Romanian chemical producer Oltchim doubles losses, halves sales, total debt climbs above EUR 620 mln

21 March 2013

factory chimney smoke sxc huRomanian state-owned chemical producer Oltchim's preliminary financial results for 2012 show that losses doubled and sales halved last year. The insolvent chemical producer, which went through a failed privatization attempt last year, saw losses increase to around EUR 90.5 million in 2012. Meanwhile, sales dropped to under EUR 171 million last year, according to preliminary results made public yesterday (March 20 ).

Production stopped at the factory last year for extended periods of time, which was reflected in the operating losses – some EUR 62 million, or three times bigger than in 2011. Wage costs in 2012 rose by 4 percent to just under EUR 35 million, with results in-line with International Financial Reporting Standards.

By December 31, 2012, Oltchim's total debt had reached over EUR 620 million.

Earlier this week, a new general manager was named at Oltchim. Mihail Talpasanu took over from the former manager Mihai Balan, whose mandate ended on March 15.
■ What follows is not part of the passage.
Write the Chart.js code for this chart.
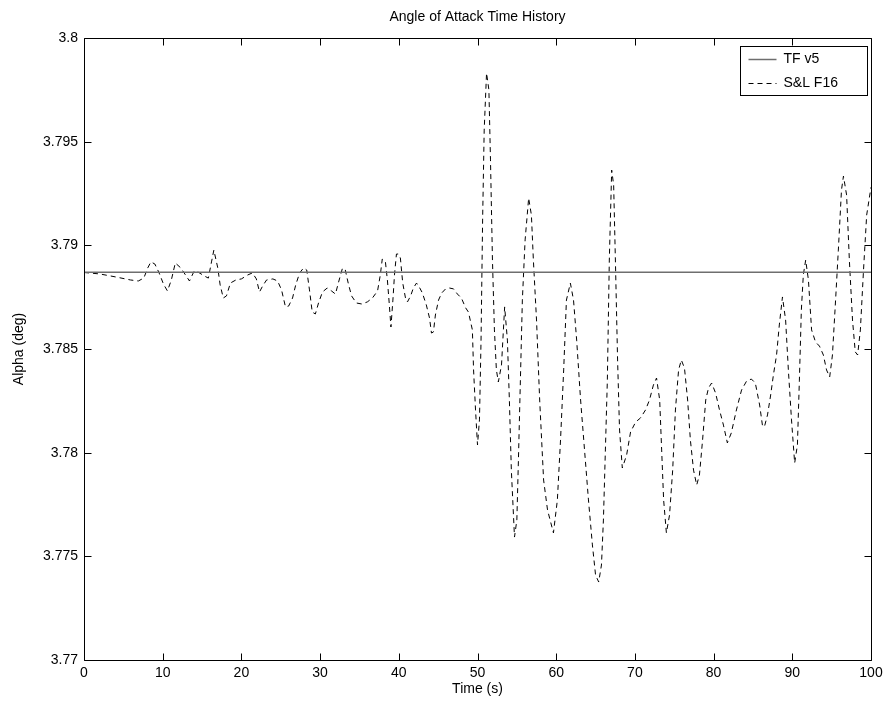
<!DOCTYPE html>
<html>
<head>
<meta charset="utf-8">
<title>Angle of Attack Time History</title>
<script src="https://cdn.jsdelivr.net/npm/chart.js@4.4.1/dist/chart.umd.min.js"></script>
<style>
  html, body { margin: 0; padding: 0; background: #fff; }
  #wrap { width: 890px; height: 707px; }
</style>
</head>
<body>
<div id="wrap"><canvas id="aoa" width="890" height="707"></canvas></div>
<script>
// Time axis samples (s) for the S&L F16 run
const timeS = [
  0, 2.0, 4.1, 5.9, 6.9, 7.6, 8.1, 8.5, 9.0, 9.5,
  10.1, 10.6, 11.1, 11.6, 12.3, 12.9, 13.4, 14.0, 14.5, 15.3,
  15.8, 16.2, 16.5, 17.0, 17.3, 17.7, 18.1, 18.6, 19.3, 20.0,
  20.8, 21.4, 21.9, 22.3, 22.7, 23.2, 24.0, 24.6, 25.1, 25.6,
  26.0, 26.5, 26.9, 27.4, 27.9, 28.3, 28.65, 29.0, 29.4, 29.8,
  30.3, 30.9, 31.45, 31.95, 32.35, 32.85, 33.2, 33.6, 34.0, 34.6,
  35.3, 36.0, 36.65, 37.3, 37.65, 37.9, 38.3, 38.55, 38.8, 39.0,
  39.25, 39.45, 39.7, 39.95, 40.2, 40.5, 40.85, 41.1, 41.5, 41.85,
  42.25, 42.6, 43.0, 43.5, 43.9, 44.15, 44.4, 44.65, 45.05, 45.45,
  45.95, 46.45, 46.95, 47.45, 47.95, 48.5, 48.85, 49.35, 49.5, 49.75,
  50.0, 50.25, 50.45, 50.65, 50.85, 51.15, 51.45, 51.65, 51.9, 52.15,
  52.4, 52.65, 53.05, 53.45, 53.8, 54.05, 54.3, 54.7, 55.0, 55.2,
  55.45, 55.7, 56.05, 56.5, 56.85, 57.1, 57.5, 57.9, 58.4, 58.9,
  59.65, 60.15, 60.55, 60.95, 61.3, 61.8, 62.2, 62.6, 63.1, 63.6,
  64.1, 64.6, 65.0, 65.4, 65.75, 66.0, 66.25, 66.5, 66.75, 67.05,
  67.3, 67.55, 67.8, 68.05, 68.4, 68.95, 69.45, 70.1, 70.7, 71.35,
  71.85, 72.35, 72.75, 73.15, 73.4, 73.65, 74.0, 74.4, 74.8, 75.15,
  75.55, 75.9, 76.3, 76.7, 77.05, 77.45, 77.85, 78.2, 78.6, 79.0,
  79.35, 79.75, 80.25, 80.75, 81.25, 81.75, 82.25, 82.9, 83.55, 84.2,
  84.8, 85.3, 85.85, 86.2, 86.45, 86.85, 87.25, 87.6, 88.0, 88.35,
  88.75, 89.15, 89.5, 89.9, 90.3, 90.65, 90.9, 91.15, 91.4, 91.7,
  92.05, 92.45, 92.95, 93.45, 93.95, 94.35, 94.75, 95.1, 95.5, 95.85,
  96.25, 96.5, 96.9, 97.25, 97.65, 98.0, 98.3, 98.65, 99.05, 99.45,
  100.0
];

// Angle of attack (deg), S&L F16 model
const alphaSL = [
  3.78869, 3.78862, 3.78847, 3.78833, 3.78828, 3.78842, 3.78891, 3.78920, 3.78910, 3.78871,
  3.78813, 3.78780, 3.78833, 3.78915, 3.78891, 3.78857, 3.78828, 3.78876, 3.78871, 3.78852,
  3.78842, 3.78920, 3.78977, 3.78891, 3.78809, 3.78746, 3.78756, 3.78818, 3.78833, 3.78838,
  3.78857, 3.78867, 3.78838, 3.78775, 3.78804, 3.78833, 3.78838, 3.78828, 3.78785, 3.78703,
  3.78707, 3.78746, 3.78809, 3.78867, 3.78891, 3.78881, 3.78785, 3.78678, 3.78669, 3.78722,
  3.78775, 3.78794, 3.78780, 3.78765, 3.78823, 3.78891, 3.78881, 3.78813, 3.78756, 3.78722,
  3.78717, 3.78727, 3.78746, 3.78780, 3.78857, 3.78934, 3.78920, 3.78833, 3.78712, 3.78606,
  3.78736, 3.78857, 3.78958, 3.78958, 3.78939, 3.78818, 3.78746, 3.78727, 3.78756, 3.78794,
  3.78818, 3.78799, 3.78770, 3.78712, 3.78650, 3.78577, 3.78582, 3.78664, 3.78736, 3.78770,
  3.78790, 3.78794, 3.78790, 3.78765, 3.78746, 3.78698, 3.78678, 3.78592, 3.78399, 3.78206,
  3.78037, 3.78158, 3.78543, 3.79122, 3.79556, 3.79831, 3.79749, 3.79412, 3.78929, 3.78592,
  3.78399, 3.78341, 3.78423, 3.78703, 3.78543, 3.78254, 3.77916, 3.77593, 3.77675, 3.77965,
  3.78350, 3.78736, 3.79026, 3.79228, 3.79146, 3.78929, 3.78640, 3.78254, 3.77868, 3.77723,
  3.77613, 3.77772, 3.78061, 3.78399, 3.78736, 3.78818, 3.78736, 3.78543, 3.78254, 3.78013,
  3.77772, 3.77555, 3.77410, 3.77376, 3.77458, 3.77675, 3.78013, 3.78350, 3.78929, 3.79363,
  3.79291, 3.78881, 3.78447, 3.78109, 3.77926, 3.77989, 3.78100, 3.78148, 3.78167, 3.78206,
  3.78254, 3.78326, 3.78360, 3.78254, 3.78013, 3.77772, 3.77613, 3.77699, 3.77916, 3.78206,
  3.78399, 3.78447, 3.78408, 3.78254, 3.78061, 3.77916, 3.77844, 3.77892, 3.78061, 3.78254,
  3.78312, 3.78336, 3.78288, 3.78206, 3.78133, 3.78047, 3.78095, 3.78206, 3.78302, 3.78346,
  3.78355, 3.78336, 3.78230, 3.78133, 3.78124, 3.78182, 3.78278, 3.78375, 3.78471, 3.78616,
  3.78751, 3.78640, 3.78399, 3.78158, 3.77950, 3.78037, 3.78350, 3.78688, 3.78857, 3.78929,
  3.78833, 3.78592, 3.78534, 3.78514, 3.78471, 3.78399, 3.78365, 3.78471, 3.78736, 3.78977,
  3.79267, 3.79334, 3.79243, 3.78929, 3.78640, 3.78486, 3.78471, 3.78592, 3.78881, 3.79146,
  3.79280
];

// TF v5 model holds a constant trim angle
const timeTF = [0, 100];
const alphaTF = [3.7887, 3.7887];

// Axis ticks
const xTickValues = [0, 10, 20, 30, 40, 50, 60, 70, 80, 90, 100];
const xTickLabels = ['0', '10', '20', '30', '40', '50', '60', '70', '80', '90', '100'];
const yTickValues = [3.77, 3.775, 3.78, 3.785, 3.79, 3.795, 3.8];
const yTickLabels = ['3.77', '3.775', '3.78', '3.785', '3.79', '3.795', '3.8'];

const seriesNames = ['TF v5', 'S&L F16'];
const plotTitle = 'Angle of Attack Time History';

const FONT = "'Liberation Sans', Arial, Helvetica, sans-serif";
const FONT_SIZE = 14;
Chart.defaults.font.family = FONT;
Chart.defaults.font.size = FONT_SIZE;
Chart.defaults.color = '#000';

const toXY = (xs, ys) => xs.map((x, i) => ({ x: x, y: ys[i] }));

// Title centred over the axes box
const axesTitle = {
  id: 'axesTitle',
  afterDraw(chart) {
    const { ctx, chartArea: a } = chart;
    ctx.save();
    ctx.font = FONT_SIZE + 'px ' + FONT;
    ctx.fillStyle = '#000';
    ctx.textAlign = 'center';
    ctx.textBaseline = 'middle';
    ctx.fillText(plotTitle, (a.left + a.right) / 2, a.top - 21);
    ctx.restore();
  }
};

// Box around the axes, with inward tick marks on all four sides
const axesFrame = {
  id: 'axesFrame',
  afterDatasetsDraw(chart) {
    const { ctx, chartArea: a, scales } = chart;
    const L = Math.round(a.left) + 0.5, R = Math.round(a.right) + 0.5;
    const T = Math.round(a.top) + 0.5, B = Math.round(a.bottom) + 0.5;
    const tick = 7;
    ctx.save();
    ctx.strokeStyle = '#000';
    ctx.lineWidth = 1;
    ctx.beginPath();
    ctx.rect(L, T, R - L, B - T);
    xTickValues.forEach(v => {
      const px = Math.round(scales.x.getPixelForValue(v)) + 0.5;
      ctx.moveTo(px, B); ctx.lineTo(px, B - tick);
      ctx.moveTo(px, T); ctx.lineTo(px, T + tick);
    });
    yTickValues.forEach(v => {
      const py = Math.round(scales.y.getPixelForValue(v)) + 0.5;
      ctx.moveTo(L, py); ctx.lineTo(L + tick, py);
      ctx.moveTo(R, py); ctx.lineTo(R - tick, py);
    });
    ctx.stroke();
    ctx.restore();
  }
};

// Boxed legend in the upper right of the axes
const boxLegend = {
  id: 'boxLegend',
  afterDraw(chart) {
    const { ctx, chartArea: a } = chart;
    const right = Math.round(a.right) - 3.5;
    const top = Math.round(a.top) + 8.5;
    const w = 127, rowH = 24, h = 49;
    const left = right - w;
    ctx.save();
    ctx.fillStyle = '#fff';
    ctx.fillRect(left, top, w, h);
    ctx.strokeStyle = '#000';
    ctx.lineWidth = 1;
    ctx.strokeRect(left, top, w, h);
    ctx.font = FONT_SIZE + 'px ' + FONT;
    ctx.textBaseline = 'middle';
    ctx.textAlign = 'left';
    chart.data.datasets.forEach((ds, i) => {
      const cy = Math.round(top + 12 + i * rowH) + 0.5;
      ctx.beginPath();
      ctx.strokeStyle = ds.borderColor;
      ctx.lineWidth = ds.borderWidth;
      ctx.setLineDash(ds.borderDash || []);
      ctx.moveTo(left + 8, cy);
      ctx.lineTo(left + 36, cy);
      ctx.stroke();
      ctx.setLineDash([]);
      ctx.fillStyle = '#000';
      ctx.fillText(ds.label, left + 43, cy);
    });
    ctx.restore();
  }
};

new Chart(document.getElementById('aoa'), {
  type: 'line',
  data: {
    datasets: [
      {
        label: seriesNames[0],
        data: toXY(timeTF, alphaTF),
        borderColor: '#6e6e6e',
        borderWidth: 1.5,
        pointRadius: 0,
        tension: 0
      },
      {
        label: seriesNames[1],
        data: toXY(timeS, alphaSL),
        borderColor: '#000',
        borderWidth: 1,
        borderDash: [5, 4],
        pointRadius: 0,
        tension: 0
      }
    ]
  },
  options: {
    responsive: false,
    animation: false,
    devicePixelRatio: 1,
    layout: { padding: { left: 0, right: 19, top: 38, bottom: 0 } },
    plugins: {
      legend: { display: false },
      tooltip: { enabled: false },
      title: { display: false }
    },
    scales: {
      x: {
        type: 'linear',
        min: 0,
        max: 100,
        grid: { display: false, drawTicks: false },
        border: { display: false },
        afterBuildTicks: s => { s.ticks = xTickValues.map(v => ({ value: v })); },
        afterFit: s => { s.height = 47; },
        ticks: {
          padding: 5,
          maxRotation: 0,
          autoSkip: false,
          callback: (v, i) => xTickLabels[i]
        },
        title: {
          display: true,
          text: 'Time (s)',
          padding: { top: 0, bottom: 9 }
        }
      },
      y: {
        type: 'linear',
        min: 3.77,
        max: 3.8,
        grid: { display: false, drawTicks: false },
        border: { display: false },
        afterBuildTicks: s => { s.ticks = yTickValues.map(v => ({ value: v })); },
        afterFit: s => { s.width = 84; },
        ticks: {
          padding: 6,
          autoSkip: false,
          callback: (v, i) => yTickLabels[i]
        },
        title: {
          display: true,
          text: 'Alpha (deg)',
          padding: { top: 11, bottom: 0 }
        }
      }
    }
  },
  plugins: [axesFrame, boxLegend, axesTitle]
});
</script>
</body>
</html>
The Romanian Government approved Oltchim’s insolvency on January 23, with a consortium of Rominsolv SPRL and BDO Business Restructuring RPRL as judiciary administrator. This came soon after the state failed to privatize Oltchim in a first privatization stage, which was won by media mogul Dan Diaconescu, who then failed to pay the pledged amount.

The state announced it was seeking European Commission (EC) approval to grant the factory state aid. The government is requesting approval for some EUR 45 million in state aid for Oltchim in the much delayed and still ongoing privatization process of the state owned facility.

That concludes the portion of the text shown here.